With clever puns and creative costumes, Apin makes it possible for this work to be understood by anyone…there’s obviously no need to speak French to capture the essence of this work. Almost every snapshot from this series is comprehensible through the upbeat and universal imagery that the photographer creates. (via Bored Panda)
Even in his commercial work French photographer Laurent Chehere clearly has a creative and curious eye for his surroundings. An avid traveler, Chehere enjoys exploring the cities he visits. This becomes especially evident in his series Flying Houses. The series contains a number of photographs of floating buildings. The buildings seem otherwise ordinary, perhaps tethered by power lines, quietly floating in the sky. Chehere achieved the effect by taking photographs of buildings throughout the suburbs of Paris and digitally manipulating them. A gallery statement (translated from French) from a recent solo exhibit explains Chehere’s inspiration for the series:
“The artist isolates buildings from their urban context and frees them from their stifling environment. Houses fly in the clouds, like kites.
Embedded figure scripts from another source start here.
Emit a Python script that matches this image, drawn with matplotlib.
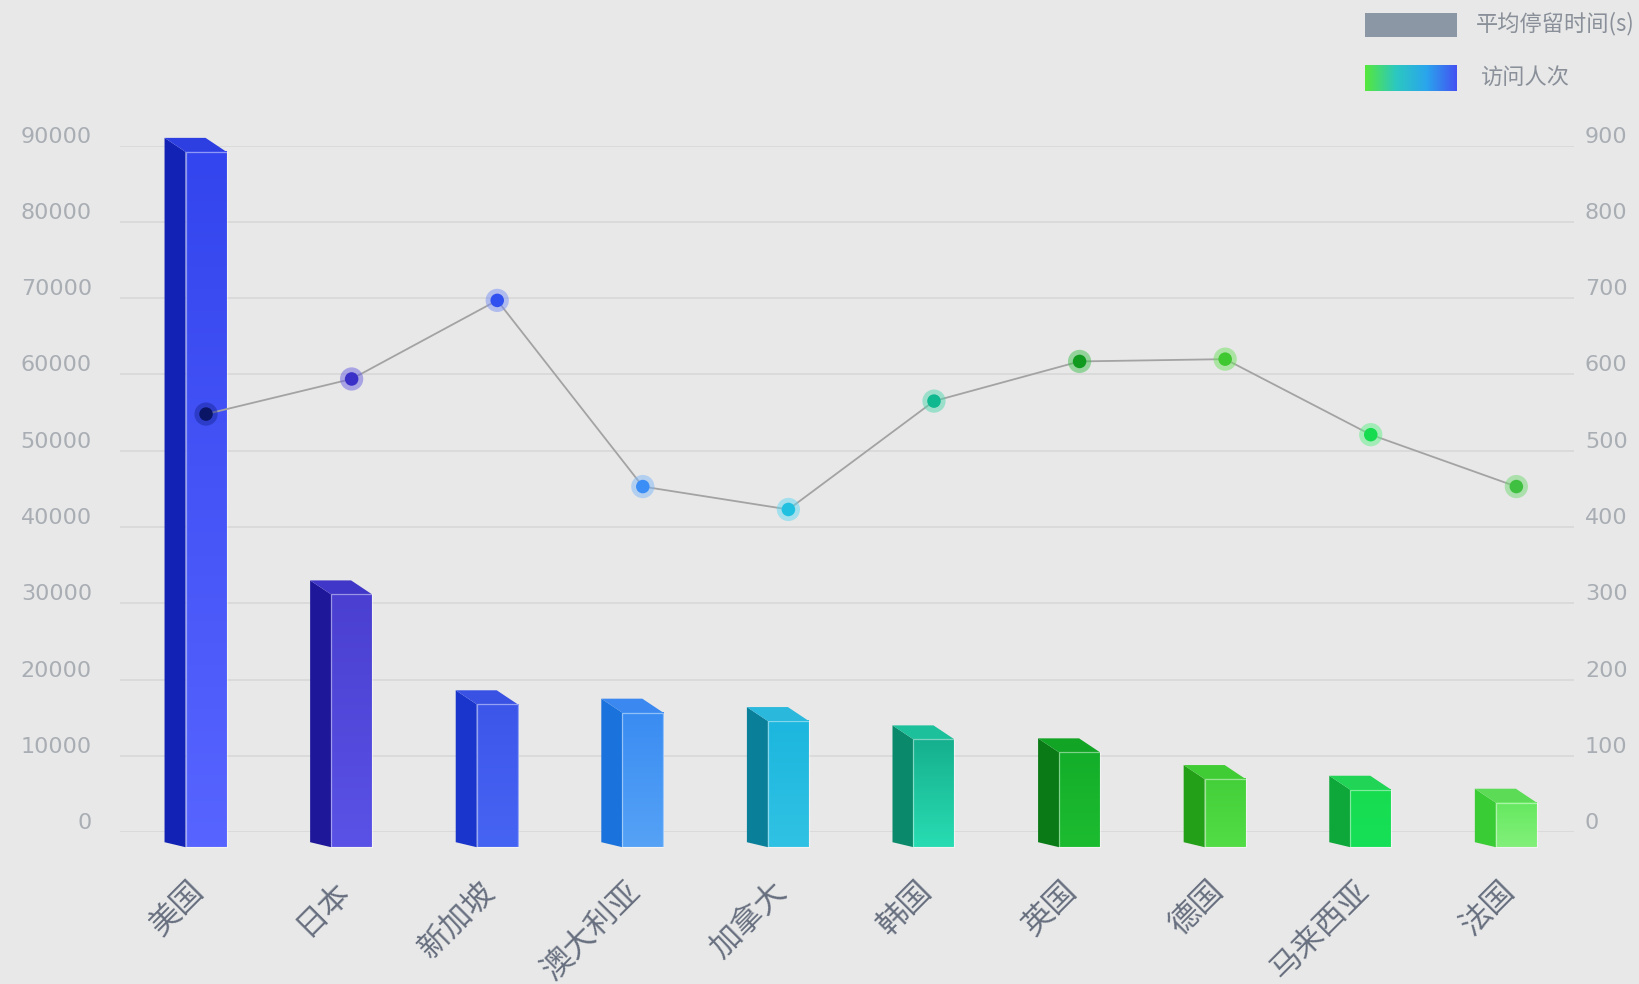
import matplotlib
matplotlib.use('Agg')
import matplotlib.pyplot as plt
import matplotlib.transforms as mtransforms
import numpy as np
from matplotlib.colors import to_rgb, LinearSegmentedColormap
from matplotlib.patches import Polygon, Rectangle

plt.rcParams['font.family'] = ['Noto Sans CJK SC', 'DejaVu Sans']

# data
countries = ['美国', '日本', '新加坡', '澳大利亚', '加拿大', '韩国', '英国', '德国', '马来西亚', '法国']
visits = [91000, 33000, 18600, 17500, 16400, 14000, 12300, 8800, 7400, 5700]
stay_time = [548, 594, 697, 453, 423, 565, 617, 620, 521, 453]
left_ticks = list(range(0, 90001, 10000))
right_ticks = list(range(0, 901, 100))

# per-bar colours
front_top = ['#3345ee', '#4a3fd0', '#3d56ea', '#3a8cf2', '#1cb6de',
             '#16b08e', '#14ae2a', '#44d03a', '#18dc50', '#66e860']
front_bottom = ['#5764ff', '#5a52e6', '#4664f4', '#55a2f6', '#30c2e4',
                '#28dcb2', '#1cbc30', '#52dc46', '#16e058', '#82f07a']
side_colors = ['#1222b4', '#1f1799', '#1a35cc', '#1a72dc', '#0a7f9a',
               '#0a8a6a', '#0a7a16', '#24a018', '#0ea83a', '#3acc34']
cap_colors = ['#2e3fe2', '#4036c8', '#3a52e4', '#3a88f0', '#2ab8dc',
              '#1cc09a', '#12a424', '#40cc34', '#22d456', '#5cdc56']
dot_colors = ['#0a1565', '#3a30c8', '#3050f0', '#3a8ef5', '#20c0e0',
              '#10b890', '#109a20', '#40c830', '#18dc50', '#40c040']
halo_colors = ['#1a2aa0', '#6a60e0', '#7a90f5', '#80b8f8', '#60d8f0',
               '#50d8b0', '#40c050', '#70e060', '#60ee88', '#70d870']

W, H = 1640, 984
BG = '#e8e8e8'
fig = plt.figure(figsize=(W / 100, H / 100), dpi=100, facecolor=BG)

# axes area in pixels: x 120..1574, y(top) 145.5..832.2
ax_l, ax_r, ax_t, ax_b = 120, 1574, 145.5, 832.2
ax = fig.add_axes([ax_l / W, 1 - ax_b / H, (ax_r - ax_l) / W, (ax_b - ax_t) / H])
ax.set_facecolor('none')
for s in ax.spines.values():
    s.set_visible(False)

x = np.arange(len(countries))
xlim = (-0.591, 9.396)
ylim = (0, 90000)
ax.set_xlim(*xlim)
ax.set_ylim(*ylim)
ax.set_yticks(left_ticks)
ax.set_xticks([])
ax.tick_params(axis='y', length=0, labelleft=False)
ax.grid(axis='y', color='#d6d6d6', linewidth=1.1)
ax.set_axisbelow(True)

# pixel -> data conversions
px_x = (xlim[1] - xlim[0]) / (ax_r - ax_l)
px_y = (ylim[1] - ylim[0]) / (ax_b - ax_t)
bar_w = 41 * px_x
depth_x = 21 * px_x
depth_y = 14 * px_y
front_base = -15 * px_y
back_base = -10 * px_y

for i, v in enumerate(visits):
    xl = x[i] - bar_w / 2
    xr = x[i] + bar_w / 2
    side = Polygon([(xl - depth_x, back_base), (xl - depth_x, v),
                    (xl, v - depth_y), (xl, front_base)],
                   closed=True, facecolor=side_colors[i], edgecolor='none',
                   clip_on=False, zorder=3)
    ax.add_patch(side)
    cap = Polygon([(xl - depth_x, v), (xr - depth_x, v),
                   (xr, v - depth_y), (xl, v - depth_y)],
                  closed=True, facecolor=cap_colors[i], edgecolor='none',
                  clip_on=False, zorder=3)
    ax.add_patch(cap)
    c0 = np.array(to_rgb(front_top[i]))
    c1 = np.array(to_rgb(front_bottom[i]))
    t = np.linspace(0, 1, 64)[:, None]
    grad = (c0 * (1 - t) + c1 * t)[:, None, :]
    im = ax.imshow(grad, extent=[xl, xr, front_base, v - depth_y],
                   origin='upper', aspect='auto', interpolation='bilinear',
                   zorder=3)
    im.set_clip_on(False)
    edge = Rectangle((xl, front_base), bar_w, v - depth_y - front_base,
                     facecolor='none', edgecolor=(1, 1, 1, 0.45),
                     linewidth=0.9, clip_on=False, zorder=3.5)
    ax.add_patch(edge)

ax.set_xlim(*xlim)
ax.set_ylim(*ylim)
ax.set_aspect('auto')

# left tick labels
tr_left = ax.get_yaxis_transform() + mtransforms.ScaledTranslation(-0.28, 0.09, fig.dpi_scale_trans)
for v in left_ticks:
    ax.text(0, v, str(v), transform=tr_left, ha='right', va='center',
            fontsize=16, color='#a9aeb4', family='DejaVu Sans')

# category labels
tr_cat = (mtransforms.blended_transform_factory(ax.transData, ax.transAxes)
          + mtransforms.ScaledTranslation(-0.07, -0.54, fig.dpi_scale_trans))
for i, name in enumerate(countries):
    ax.text(x[i], 0, name, transform=tr_cat, rotation=45, rotation_mode='anchor',
            ha='right', va='center', fontsize=22.5, color='#687080')

# line on the secondary axis
ax2 = ax.twinx()
ax2.set_ylim(0, 900)
ax2.set_xlim(*xlim)
ax2.set_facecolor('none')
for s in ax2.spines.values():
    s.set_visible(False)
ax2.set_yticks([])
ax2.plot(x, stay_time, color='#a3a3a3', linewidth=1.3, zorder=4)
ax2.scatter(x, stay_time, s=280, c=halo_colors, alpha=0.5, edgecolors='none', zorder=5)
ax2.scatter(x, stay_time, s=95, c=dot_colors, edgecolors='none', zorder=6)

tr_right = ax2.get_yaxis_transform() + mtransforms.ScaledTranslation(0.11, 0.09, fig.dpi_scale_trans)
for v in right_ticks:
    ax2.text(1, v, str(v), transform=tr_right, ha='left', va='center',
             fontsize=16, color='#a9aeb4', family='DejaVu Sans')

# legend
lg = fig.add_axes([0, 0, 1, 1])
lg.set_xlim(0, W)
lg.set_ylim(H, 0)
lg.axis('off')
lg.add_patch(Rectangle((1365, 13), 92, 24, facecolor='#8b97a5', edgecolor='none'))
cmap = LinearSegmentedColormap.from_list('lg', ['#56e83c', '#2cc8c0', '#2aa6ec', '#4452f2'])
lg.imshow(np.linspace(0, 1, 128)[None, :], cmap=cmap, extent=[1365, 1457, 91, 65],
          aspect='auto', interpolation='bilinear')
lg.set_xlim(0, W)
lg.set_ylim(H, 0)
lg.text(1476, 24, '平均停留时间(s)', fontsize=16, color='#8a9099', va='center', ha='left')
lg.text(1481, 77, '访问人次', fontsize=16, color='#8a9099', va='center', ha='left')

fig.savefig('out.png', dpi=100, facecolor=BG)
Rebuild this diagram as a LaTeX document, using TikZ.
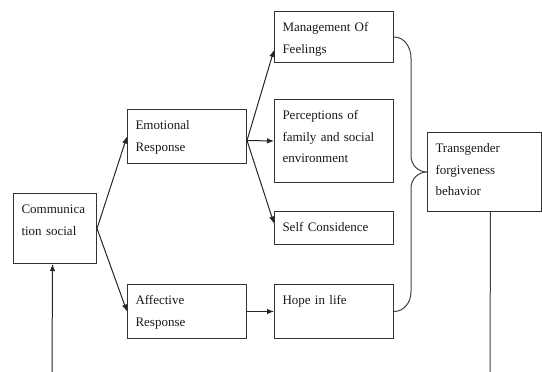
\documentclass[tikz,border=0pt]{standalone}
\usepackage{fontspec}
\setmainfont{Liberation Serif}
\usepackage{tikz}
\usetikzlibrary{arrows.meta,calc}

\tikzset{
  blok/.style={draw=black!80, line width=1pt, anchor=north west, align=left,
    inner xsep=8pt, inner ysep=7pt, text height=13pt,
    font=\fontsize{13}{21.5}\selectfont, text=black!90},
  pijl/.style={-{Latex[length=7pt,width=5.5pt]}, line width=1pt, draw=black!85},
  lijn/.style={line width=1pt, draw=black!75}
}

\begin{document}
\begin{tikzpicture}[x=1pt,y=-1pt]
\useasboundingbox (0,0) rectangle (542,372);

% boxes
\node[blok, text width=67pt, text depth=43pt] (comm) at (13,193) {Communica\\tion social};
\node[blok, text width=103pt, text depth=27pt] (emo) at (127,109) {Emotional\\Response};
\node[blok, text width=103pt, text depth=27pt] (aff) at (127,284) {Affective\\Response};

\node[blok, text width=103pt, text depth=24pt] (man) at (274,11) {Management Of\\Feelings};
\node[blok, text width=103pt, text depth=56pt] (per) at (274,99) {Perceptions of\\family and social\\environment};
\node[blok, text width=103pt, text depth=6pt] (self) at (274,211) {Self Considence};
\node[blok, text width=103pt, text depth=27pt] (hope) at (274,284) {Hope in life};

\node[blok, text width=98pt, text depth=52pt] (trans) at (427,132) {Transgender\\forgiveness\\behavior};

% arrows
\draw[pijl] (comm.east) -- (emo.west);
\draw[pijl] (comm.east) -- (aff.west);

\coordinate (emoout) at ([yshift=-4pt]emo.east);
\draw[pijl] (emoout) -- ([yshift=-13pt]man.west);
\draw[pijl] (emoout) -- (per.west);
\draw[pijl] (emoout) -- ([yshift=4.5pt]self.west);
\draw[pijl] (aff.east) -- (hope.west);

% brace
\draw[lijn] (man.east) to[out=0,in=90] (411,58) -- (411,156)
  to[out=-90,in=180] (trans.west)
  to[out=180,in=90] (411,188) -- (411,292)
  to[out=-90,in=0] (hope.east);

% feedback
\coordinate (fb1) at (490,372);
\coordinate (fb2) at (52,372);
\draw[lijn] ([xshift=6pt]trans.south) -- (fb1);
\draw[pijl] (fb2) -- ([xshift=-2.5pt]comm.south);
\end{tikzpicture}
\end{document}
Inspired by a poetic vision of old Paris and the famous short film The Red Balloon by Albert Lamorisse, Laurent Chéhère walked the districts of Belleville and Ménilmontant gazing at their typical houses. The images of the artist seize an unexpected levitation: held to the ground by unseen hands, like so many balloons used by the boy, these old buildings floating in the sky, sliding on the surface, they reveal to us their hidden beauty. Some houses are adorned with drying laundry or flower pots, outweigh other brands and shops fleeing the flames of a fire … All seem to find a second life. Uprooted from their hometown, they go to new heights. It’s a true invitation to travel and metaphor for the transience of the world, Flying Houses Laurent Chéhère’s series plunges us into a dreamlike and changing world full of gaiety and humor.”
Bina Baitel is a French product designer whose takes previously distinct pieces of furniture–futons, stools, lamps– and combines them to make some wild looking objects. Like most great product design, they look more like sculptures than they do products. We could all probably use some more melting lamps in our lives. (via)
Francois Leroy is a freelance illustrator from Paris, France whose digital works incorporate everything necessary to push art forward into generation upgraded. With ease he navigates the difficult territories of 3D typography, design, context, motion graphics, and execution – all while retaining his own identifiable aesthetic. His website not only offers a glimpse into his portfolio, but also several cool free downloads, which deviate from the norm. One is of a 100-layer Photoshop file that you can make a visual remix of and another is a asset-pack of transparent .PNG files you can use to add texture to your work. The crazy thing is that he actually shot the textures himself, which is really cool since you usually don’t get a chance to see the people behind things like that. (via)
Parisian artist Suzy Lelièvre makes some fascinatingly illogical and decidedly nonfunctional objects. (Unless being awesome can be considered a function?) Chief among her objects are variously contorted tables and benches, along with a set of what she calls “gravity dice.” Her appropriations of ordinarily useful items are a bit surreal; in fact, the work of another French native, Marcel Duchamp, comes to mind, who mastered the art of strange-making one overturned urinal and stacked bicycle wheel at a time.
Ruben Brulat is from Paris and his entire series features a lone naked man in the wilderness and in office spaces at night. Think of him as a modern Bigfoot.